Leave-One-Out-Crossvalidation (LOOCV)

This is k-fold crossvalidation where \(k = N\), where \(N\) is number of data points/cases in the whole sample. It has been included for experimentation and completeness, but it is not recommended either for model selection or assessment over the other resampling methods.

res.loocv <- resample(x, resampler = "loocv")

.:Resampling Parameters
   n.resamples: 500 
     resampler: loocv 
09-28-23 21:49:31 Created 500 independent folds (LOOCV) [resample]

49.3 Example: Stratified vs random sampling in a binomial distribution

Imagine y is the outcome of interest where events occur with a probability of .1 - a common scenario in many fields.

set.seed(2020)
x <- rbinom(100, size = 1, prob = .1)
mplot3_x(x)

freq <- table(x)
prob <- freq[2] / sum(freq)
res.nonstrat <- lapply(seq(10), function(i) sample(seq(x), size = .75*length(x)))
res.strat <- resample(x)

.:Resampling Parameters
    n.resamples: 10 
      resampler: strat.sub 
   stratify.var: y 
        train.p: 0.75 
   strat.n.bins: 4 
09-28-23 21:49:31 Using max n bins possible = 2 [strat.sub]
09-28-23 21:49:31 Created 10 stratified subsamples [resample]

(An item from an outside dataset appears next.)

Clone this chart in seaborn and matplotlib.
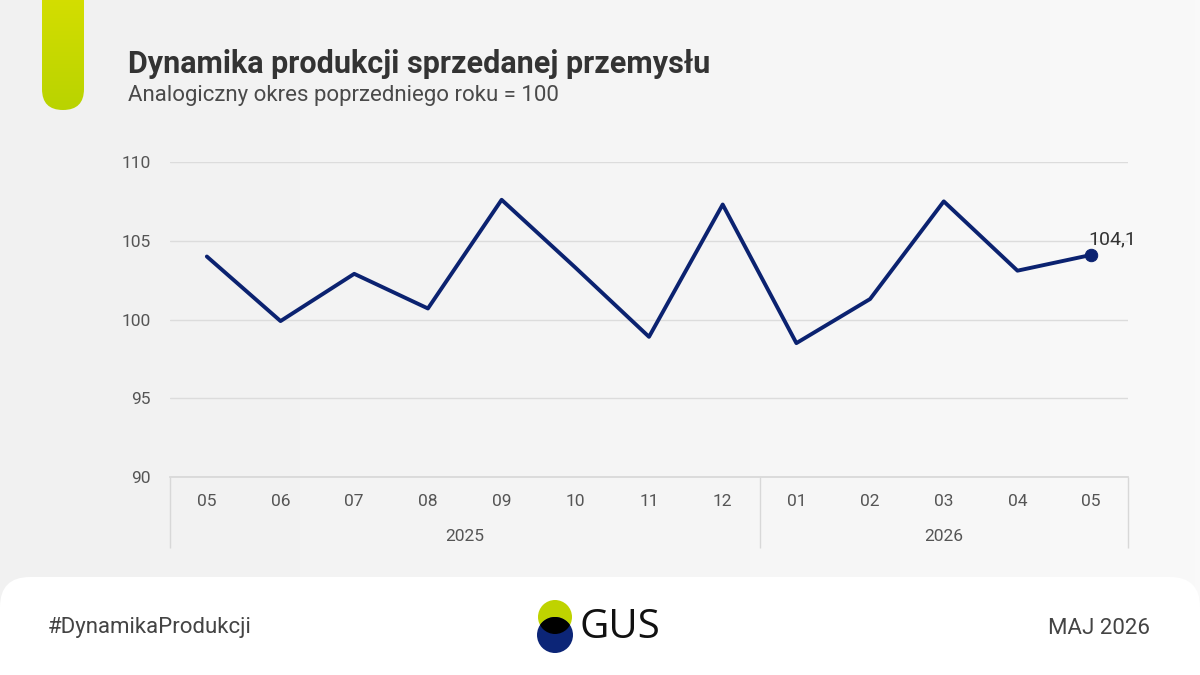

prob.nonstrat <- sapply(seq(10), function(i) {
  freq <- table(x[res.nonstrat[[i]]])
  freq[2]/sum(freq)
})
prob.strat <- sapply(seq(10), function(i) {
  freq <- table(x[res.strat[[i]]])
  freq[2]/sum(freq)
})
prob.nonstrat

         1          1          1          1          1          1          1 
0.09333333 0.08000000 0.08000000 0.06666667 0.06666667 0.10666667 0.10666667 
         1          1          1 
0.10666667 0.09333333 0.08000000

sd(prob.nonstrat)

[1] 0.0156505

prob.strat

         1          1          1          1          1          1          1 
0.08108108 0.08108108 0.08108108 0.08108108 0.08108108 0.08108108 0.08108108 
         1          1          1 
0.08108108 0.08108108 0.08108108

sd(prob.strat)

[1] 0

As expected, the random sampling resulted in different event probability in each resample, whereas stratified subsampling maintained a constant probability across resamples.